• _Exercise_: Your task is to retype the lines between the line with "Clone this chart in Apache ECharts." and the line with "const ibtLabel = 'IBT Certificate';", inclusive. Copy no pictures and no other lines.

• _Records provided_:
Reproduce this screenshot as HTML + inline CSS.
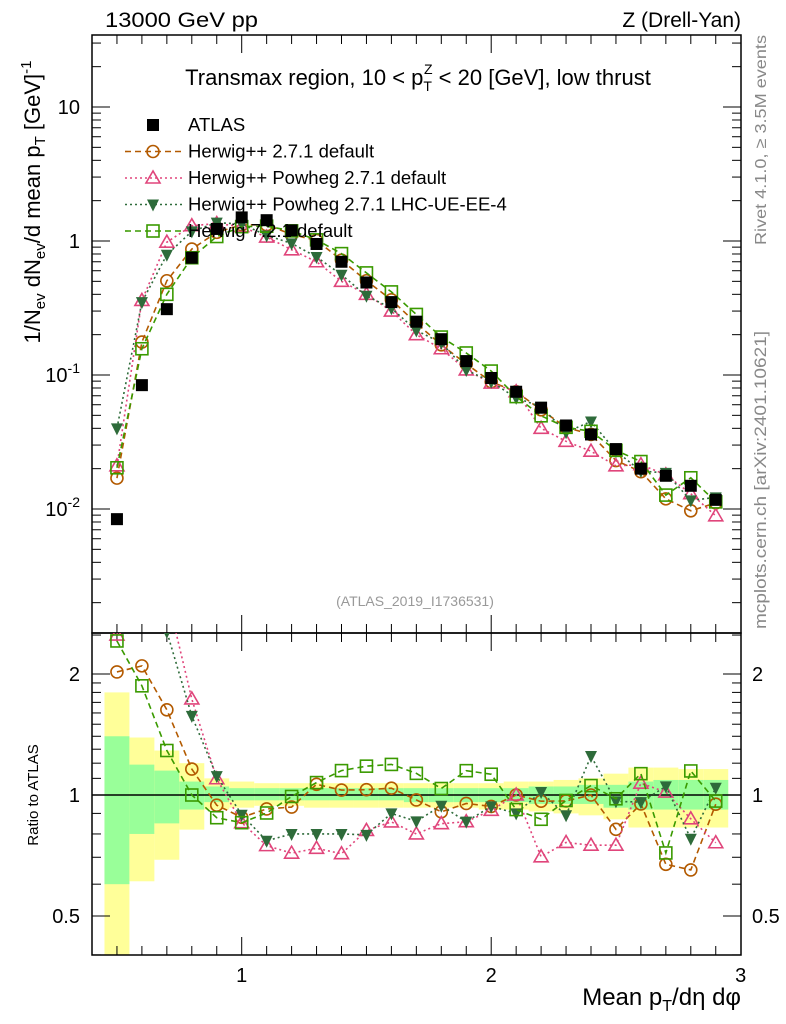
<!DOCTYPE html>
<html><head><meta charset="utf-8"><style>
body{margin:0;background:#fff}
svg{display:block;font-family:"Liberation Sans",sans-serif}
</style></head><body>
<svg id="c" width="786" height="1024" viewBox="0 0 786 1024">
<defs>
<clipPath id="cm"><rect x="92" y="35" width="649" height="598"/></clipPath>
<clipPath id="cr"><rect x="92" y="633" width="649" height="322"/></clipPath>
</defs>
<g id="bands" clip-path="url(#cr)"></g>
<g id="axes"></g>
<g id="series"></g>
<text x="105" y="27" font-size="21" textLength="153" lengthAdjust="spacingAndGlyphs">13000 GeV pp</text>
<text x="741" y="27" font-size="21" text-anchor="end">Z (Drell-Yan)</text>
<text x="418" y="85" font-size="22" text-anchor="middle">Transmax region, 10 &lt; p<tspan font-size="14" dy="6">T</tspan><tspan font-size="14" dx="-8" dy="-17">Z</tspan><tspan dy="11"> &lt; 20 [GeV], low thrust</tspan></text>
<text x="415" y="606" font-size="14" fill="#999" text-anchor="middle">(ATLAS_2019_I1736531)</text>
<text transform="translate(766,140) rotate(-90)" font-size="16" fill="#888" text-anchor="middle" textLength="210" lengthAdjust="spacingAndGlyphs">Rivet 4.1.0, ≥ 3.5M events</text>
<text transform="translate(766,480) rotate(-90)" font-size="17" fill="#888" text-anchor="middle" textLength="298" lengthAdjust="spacingAndGlyphs">mcplots.cern.ch [arXiv:2401.10621]</text>
<text transform="translate(40,202) rotate(-90)" font-size="22" text-anchor="middle">1/N<tspan font-size="15" dy="5">ev</tspan><tspan dy="-5"> dN</tspan><tspan font-size="15" dy="5">ev</tspan><tspan dy="-5">/d mean p</tspan><tspan font-size="15" dy="5">T</tspan><tspan dy="-5"> [GeV]</tspan><tspan font-size="15" dy="-9">-1</tspan></text>
<text transform="translate(38,795) rotate(-90)" font-size="15" text-anchor="middle">Ratio to ATLAS</text>
<text x="741" y="1005" font-size="24" text-anchor="end">Mean p<tspan font-size="16" dy="6">T</tspan><tspan dy="-6">/dη dφ</tspan></text>
<g id="legend"></g>
</svg>
<script>
const xs=[0.5,0.6,0.7,0.8,0.9,1.0,1.1,1.2,1.3,1.4,1.5,1.6,1.7,1.8,1.9,2.0,2.1,2.2,2.3,2.4,2.5,2.6,2.7,2.8,2.9];
const atlas=[0.0084,0.084,0.31,0.75,1.23,1.5,1.43,1.2,0.95,0.70,0.49,0.35,0.25,0.185,0.127,0.095,0.075,0.057,0.042,0.036,0.028,0.020,0.0177,0.0149,0.0117];
const hwpp=[0.017,0.176,0.505,0.87,1.16,1.32,1.32,1.12,1.01,0.72,0.505,0.364,0.243,0.168,0.121,0.089,0.075,0.055,0.0406,0.036,0.023,0.019,0.0119,0.0097,0.0111];
const powDef=[0.021,0.36,0.98,1.30,1.35,1.28,1.07,0.86,0.70,0.50,0.40,0.30,0.20,0.157,0.109,0.087,0.075,0.040,0.032,0.027,0.021,0.0214,0.018,0.0130,0.0089];
const powUE=[0.040,0.35,0.79,1.18,1.37,1.34,1.10,0.96,0.76,0.56,0.39,0.315,0.215,0.174,0.109,0.089,0.0675,0.058,0.0374,0.045,0.027,0.0192,0.0186,0.0116,0.0122];
const hw7=[0.0203,0.157,0.40,0.75,1.08,1.28,1.29,1.19,1.02,0.805,0.578,0.417,0.283,0.192,0.146,0.107,0.069,0.0496,0.0407,0.038,0.0274,0.0226,0.0127,0.0171,0.0113];
const yelHi=[1.80,1.39,1.29,1.20,1.10,1.08,1.07,1.07,1.07,1.07,1.07,1.07,1.07,1.07,1.07,1.07,1.08,1.08,1.09,1.10,1.13,1.17,1.17,1.16,1.16];
const yelLo=[0.3,0.61,0.69,0.82,0.92,0.93,0.94,0.94,0.93,0.93,0.93,0.93,0.93,0.93,0.93,0.92,0.92,0.91,0.90,0.89,0.87,0.83,0.83,0.83,0.83];
const grnHi=[1.40,1.19,1.15,1.08,1.05,1.04,1.04,1.04,1.04,1.04,1.04,1.04,1.04,1.04,1.04,1.04,1.04,1.05,1.05,1.06,1.06,1.08,1.09,1.09,1.09];
const grnLo=[0.60,0.80,0.85,0.92,0.96,0.97,0.97,0.97,0.97,0.97,0.97,0.97,0.96,0.96,0.96,0.96,0.96,0.95,0.95,0.95,0.93,0.92,0.92,0.92,0.92];
const xTicks=[1,2,3];
const yTicks=[10,1,0.1,0.01];
const yTickLabels=["10","1","10^-1","10^-2"];
const rTicks=[2,1,0.5];
const rTickLabels=["2","1","0.5"];
const legendNames=["ATLAS","Herwig++ 2.7.1 default","Herwig++ Powheg 2.7.1 default","Herwig++ Powheg 2.7.1 LHC-UE-EE-4","Herwig 7.2.1 default"];

const NS="http://www.w3.org/2000/svg";
const X=v=>92+(v-0.4)*249.5;
const Y=v=>241-134*Math.log10(v);
const R=v=>795-121*Math.log2(v);
function el(tag,attrs,parent){const e=document.createElementNS(NS,tag);for(const k in attrs)e.setAttribute(k,attrs[k]);parent.appendChild(e);return e;}
const axes=document.getElementById('axes'),bands=document.getElementById('bands'),ser=document.getElementById('series'),leg=document.getElementById('legend');

xs.forEach((x,i)=>{
  const x0=X(x-0.05),x1=X(x+0.05);
  const y=el('rect',{x:x0,y:R(yelHi[i]),width:x1-x0,height:R(yelLo[i])-R(yelHi[i]),fill:'#ffff99'},bands);
  
  
  const g=el('rect',{x:x0,y:R(grnHi[i]),width:x1-x0,height:R(grnLo[i])-R(grnHi[i]),fill:'#99ff99'},bands);
  
  
});

const f1=el('rect',{x:92,y:35,width:649,height:598,fill:'none',stroke:'#000','stroke-width':1.5},axes);


const f2=el('rect',{x:92,y:633,width:649,height:322,fill:'none',stroke:'#000','stroke-width':1.5},axes);


const one=el('line',{x1:92,x2:741,y1:R(1),y2:R(1),stroke:'#000','stroke-width':1.5},axes);



for(let k=5;k<=29;k++){const v=k/10;const major=(k%10===0);const L=major?18:9;
  [[35,1],[633,-1],[633,1],[955,-1]].forEach(([y0,d])=>el('line',{x1:X(v),x2:X(v),y1:y0,y2:y0+d*L,stroke:'#000'},axes));}
xTicks.forEach(v=>{const t=el('text',{x:X(v),y:982,'font-size':20,'text-anchor':'middle'},axes);t.textContent=v;
  
  });
for(let d=-3;d<=1;d++)for(let m=1;m<=9;m++){const v=m*Math.pow(10,d);const y=Y(v);if(y<35||y>633)continue;const L=m===1?18:9;
  el('line',{x1:92,x2:92+L,y1:y,y2:y,stroke:'#000'},axes);el('line',{x1:741,x2:741-L,y1:y,y2:y,stroke:'#000'},axes);}
yTicks.forEach((v,i)=>{const t=el('text',{x:80,y:Y(v)+7,'font-size':20,'text-anchor':'end'},axes);
  const s=yTickLabels[i].split('^');t.textContent=s[0];if(s[1]){const sp=el('tspan',{'font-size':14,dy:-9},t);sp.textContent=s[1];}
  
  });
[0.4,0.5,0.6,0.7,0.8,0.9,1,1.1,1.2,1.3,1.4,1.5,1.6,1.7,1.8,1.9,2,2.5].forEach(v=>{const y=R(v);if(y<633||y>955)return;const L=(v===0.5||v===1||v===2)?18:9;
  el('line',{x1:92,x2:92+L,y1:y,y2:y,stroke:'#000'},axes);el('line',{x1:741,x2:741-L,y1:y,y2:y,stroke:'#000'},axes);});
rTicks.forEach((v,i)=>{[[80,'end'],[752,'start']].forEach(([x,a])=>{const t=el('text',{x:x,y:R(v)+7,'font-size':20,'text-anchor':a},axes);t.textContent=rTickLabels[i];
  
  });});

function marker(type,x,y,color,parent){
  if(type==='sq')return el('rect',{x:x-6,y:y-6,width:12,height:12,fill:'#000'},parent);
  if(type==='osq')return el('rect',{x:x-6,y:y-6,width:12,height:12,fill:'none',stroke:color,'stroke-width':1.6},parent);
  if(type==='circ')return el('circle',{cx:x,cy:y,r:6,fill:'none',stroke:color,'stroke-width':1.6},parent);
  if(type==='tri')return el('polygon',{points:`${x},${y-7} ${x-7},${y+5} ${x+7},${y+5}`,fill:'none',stroke:color,'stroke-width':1.6},parent);
  if(type==='dtri')return el('polygon',{points:`${x},${y+7} ${x-6},${y-5} ${x+6},${y-5}`,fill:color},parent);
}
const mcs=[
 {d:hwpp,c:'#b35a00',m:'circ',dash:'6,4',n:'herwigpp-default'},
 {d:powDef,c:'#e0457b',m:'tri',dash:'2,3',n:'herwigpp-powheg-default'},
 {d:powUE,c:'#2e6b3a',m:'dtri',dash:'2,3',n:'herwigpp-powheg-ue-ee-4'},
 {d:hw7,c:'#3a9a00',m:'osq',dash:'6,4',n:'herwig7-default'}];
const gm=el('g',{'clip-path':'url(#cm)'},ser),gr=el('g',{'clip-path':'url(#cr)'},ser);
mcs.forEach(s=>{
  const p=el('polyline',{points:xs.map((x,i)=>X(x)+','+Y(s.d[i])).join(' '),fill:'none',stroke:s.c,'stroke-width':1.6,'stroke-dasharray':s.dash},gm);
  
  
  xs.forEach((x,i)=>{const m=marker(s.m,X(x),Y(s.d[i]),s.c,gm);
    
    });
  const q=el('polyline',{points:xs.map((x,i)=>X(x)+','+R(s.d[i]/atlas[i])).join(' '),fill:'none',stroke:s.c,'stroke-width':1.6,'stroke-dasharray':s.dash},gr);
  
  
  xs.forEach((x,i)=>{const m=marker(s.m,X(x),R(s.d[i]/atlas[i]),s.c,gr);
    
    });
});
xs.forEach((x,i)=>{const m=marker('sq',X(x),Y(atlas[i]),'#000',gm);
  
  });

const lstyle=[{m:'sq',c:'#000'},{m:'circ',c:'#b35a00',dash:'6,4'},{m:'tri',c:'#e0457b',dash:'2,3'},{m:'dtri',c:'#2e6b3a',dash:'2,3'},{m:'osq',c:'#3a9a00',dash:'6,4'}];
legendNames.forEach((n,i)=>{const y=125+i*26.5;const g=el('g',{},leg);
  
  
  const s=lstyle[i];
  if(s.dash)el('line',{x1:125,x2:182,y1:y,y2:y,stroke:s.c,'stroke-width':1.6,'stroke-dasharray':s.dash},g);
  marker(s.m,153,y,s.c,g);
  const t=el('text',{x:188,y:y+6,'font-size':18.5},g);t.textContent=n;});
</script>
</body></html>
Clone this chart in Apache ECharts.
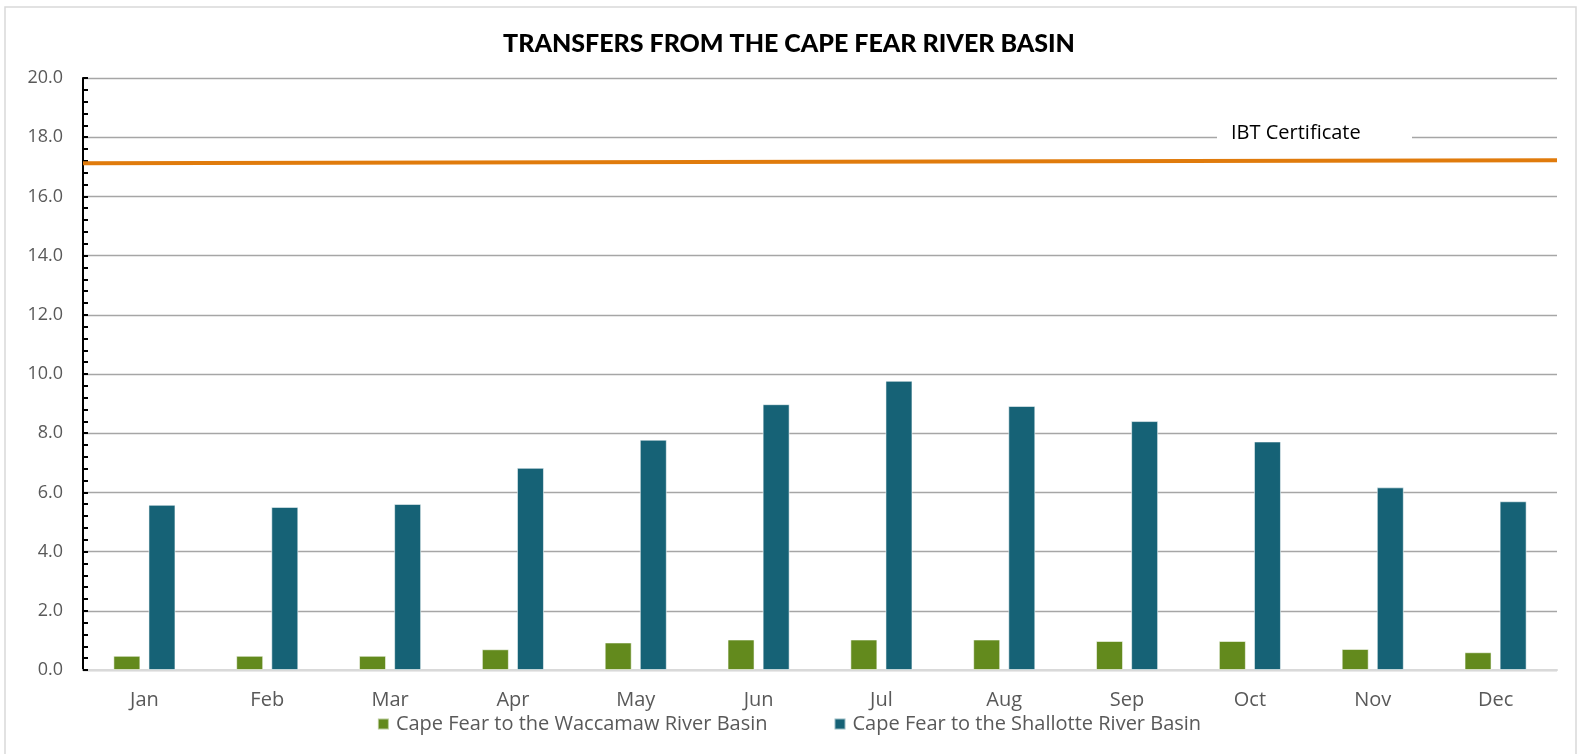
<!DOCTYPE html>
<html>
<head>
<meta charset="utf-8">
<script src="https://cdn.jsdelivr.net/npm/echarts@6/dist/echarts.min.js"></script>
<style>
html,body{margin:0;padding:0;background:#fff;}
#chart{width:1578px;height:754px;}
</style>
</head>
<body>
<div id="chart"></div>
<script>
const months = ['Jan','Feb','Mar','Apr','May','Jun','Jul','Aug','Sep','Oct','Nov','Dec'];
const waccamaw = [0.48,0.48,0.48,0.70,0.93,1.03,1.03,1.03,0.98,0.98,0.71,0.60];
const shallotte = [5.58,5.51,5.61,6.83,7.78,8.98,9.77,8.92,8.41,7.72,6.17,5.70];
const ibtCertificate = [[0,17.12],[1,17.22]];
const seriesNames = ['Cape Fear to the Waccamaw River Basin','Cape Fear to the Shallotte River Basin'];
const titleText = 'TRANSFERS FROM THE CAPE FEAR RIVER BASIN';
const ibtLabel = 'IBT Certificate';

const chart = echarts.init(document.getElementById('chart'));
const labelFont = '"Open Sans", sans-serif';
chart.setOption({
  animation: false,
  backgroundColor: '#fff',
  title: {
    text: titleText,
    left: 'center',
    top: 26,
    textStyle: {fontFamily: 'Lato, sans-serif', fontWeight: 900, fontSize: 25, color: '#000'}
  },
  legend: {
    bottom: 15,
    left: 'center',
    itemWidth: 11,
    itemHeight: 11,
    itemGap: 66,
    icon: 'rect',
    data: seriesNames,
    textStyle: {fontFamily: labelFont, fontSize: 20, color: '#595959', padding: [0, 0, 0, 2]}
  },
  grid: {left: 83, right: 21, top: 78, bottom: 84, containLabel: false},
  xAxis: [{
    type: 'category',
    data: months,
    axisLine: {lineStyle: {color: '#d9d9d9', width: 2}},
    axisTick: {show: false},
    axisLabel: {fontFamily: labelFont, fontSize: 20, color: '#595959', margin: 20}
  }, {
    type: 'value', min: 0, max: 1, show: false
  }],
  yAxis: {
    type: 'value',
    min: 0, max: 20, interval: 2,
    axisLine: {show: true, lineStyle: {color: '#000', width: 2}},
    axisTick: {show: true, inside: true, length: 5, lineStyle: {color: '#000', width: 2}},
    minorTick: {show: true, splitNumber: 5, length: 5, lineStyle: {color: '#000', width: 2}},
    splitLine: {lineStyle: {color: '#a6a6a6', width: 1.3}},
    axisLabel: {fontFamily: labelFont, fontSize: 18, color: '#595959', margin: 20,
      formatter: v => v.toFixed(1)}
  },
  series: [{
    name: seriesNames[0], type: 'bar', data: waccamaw,
    barWidth: 27, barGap: '30%',
    itemStyle: {color: '#638a1d', borderColor: 'rgba(255,255,255,0.55)', borderWidth: 1}
  }, {
    name: seriesNames[1], type: 'bar', data: shallotte,
    barWidth: 27, barGap: '30%',
    itemStyle: {color: '#166276', borderColor: 'rgba(255,255,255,0.55)', borderWidth: 1}
  }, {
    name: ibtLabel, type: 'line', xAxisIndex: 1, data: ibtCertificate,
    symbol: 'none', lineStyle: {color: '#e07b0c', width: 4}, z: 5
  }],
  graphic: [{
    type: 'rect', shape: {x: 5, y: 7, width: 1571, height: 760},
    style: {fill: 'none', stroke: '#d9d9d9', lineWidth: 1.5}, z: -1
  }, {
    type: 'rect', shape: {x: 1217, y: 128, width: 195, height: 16},
    style: {fill: '#fff'}, z: 50
  }, {
    type: 'text', left: 1231, top: 123,
    style: {text: ibtLabel, fontFamily: labelFont, fontSize: 20, fill: '#000'}, z: 51
  }]
});
</script>
</body>
</html>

• _Correct answer_:
Clone this chart in Apache ECharts.
<!DOCTYPE html>
<html>
<head>
<meta charset="utf-8">
<script src="https://cdn.jsdelivr.net/npm/echarts@6/dist/echarts.min.js"></script>
<style>
html,body{margin:0;padding:0;background:#fff;}
#chart{width:1578px;height:754px;}
</style>
</head>
<body>
<div id="chart"></div>
<script>
const months = ['Jan','Feb','Mar','Apr','May','Jun','Jul','Aug','Sep','Oct','Nov','Dec'];
const waccamaw = [0.48,0.48,0.48,0.70,0.93,1.03,1.03,1.03,0.98,0.98,0.71,0.60];
const shallotte = [5.58,5.51,5.61,6.83,7.78,8.98,9.77,8.92,8.41,7.72,6.17,5.70];
const ibtCertificate = [[0,17.12],[1,17.22]];
const seriesNames = ['Cape Fear to the Waccamaw River Basin','Cape Fear to the Shallotte River Basin'];
const titleText = 'TRANSFERS FROM THE CAPE FEAR RIVER BASIN';
const ibtLabel = 'IBT Certificate';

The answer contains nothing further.